What you need is a cache that keeps a copy of memory data in the
usual way, but which automatically recognizes when some other CPU wants
to access the same data, and deals with the situation (most of the
time, by quietly invalidating the local copy). Since relatively few
references are to shared code, this can be very efficient.
It took a while to figure out how to do it. But the system that
emerged is something like this: Memory sharing is managed in units that
correspond to cache lines (typically 32 bytes).
Each cache line may be copied in any number of the caches so long as
they're reading the data; but a cache line that one CPU is writing is
the exclusive property of one cache.
In turn, that's implemented within each CPU cache by maintaining a
well defined state for each resident cache line. The bus protocol is
organized by specifying a state machine for each cached line, with
state transitions caused by local CPU reads and writes, and by messages
sent between the caches.
Coherent systems can be classified by enumerating the permitted
states, leading to terms like MESI,
MOSI, and MOESI (from states called modified, owned,
exclusive, shared, and invalid). Generally, simpler protocols
lead to more expensive sharing.
The first practical systems used a single broadcast bus connecting
all caches and main memory, which had the advantage that all
participants could see all transactions (simultaneously, and all in the same
order—which turns out to make things much simpler).

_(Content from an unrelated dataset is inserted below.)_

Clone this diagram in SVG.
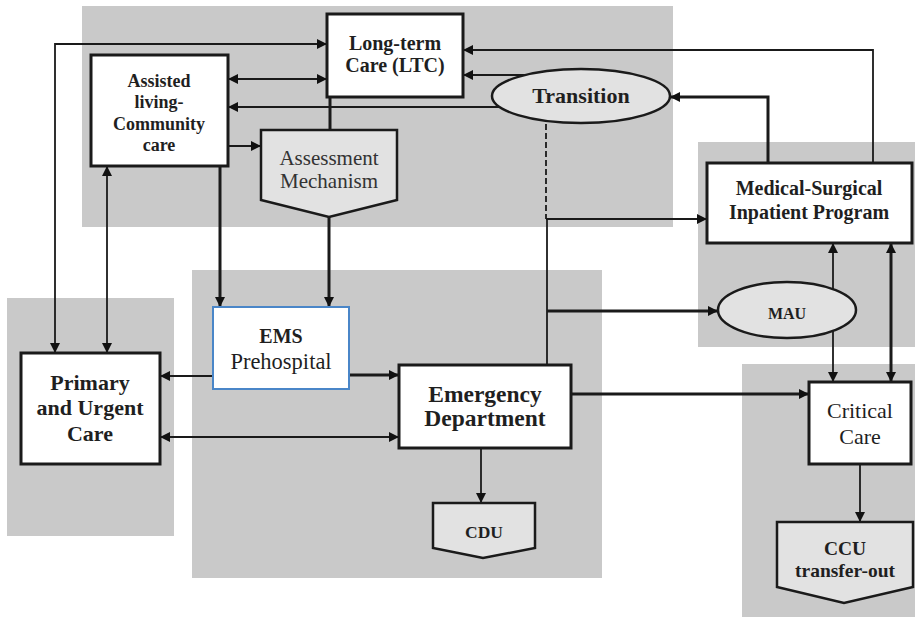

Much of the intercache communication could be achieved by letting
the caches "snoop" on cache-memory refill and write-back operations.
That's why coherent caches are sometimes called "snoopy caches."
Single-bus systems don't scale well either to more CPUs or to very high
frequencies.
Modern systems use more complex networks of cache-to-cache and
cache-to-memory connections; that means you can't rely on snooping and
have no one place in the system where you can figure out in which order
different requests happened. Much more complicated . . .
This technology is migrating to the smallest systems, where multiple
processors on a system-on-chip (SoC) share memory. Chip-level multiprocessing (CMP)
is
more attractive than you might think, because it increases compute
power without very high clock rates.
The only known practical design and test methods for SoC don't
deliver very high frequencies - and, in any case, a 3-GHz
processor taking 70Wof electric power and dissipating it as heat is
hardly practical in a consumer device. It's hard to build anything on
an SoC that behaves like a single snoopable bus.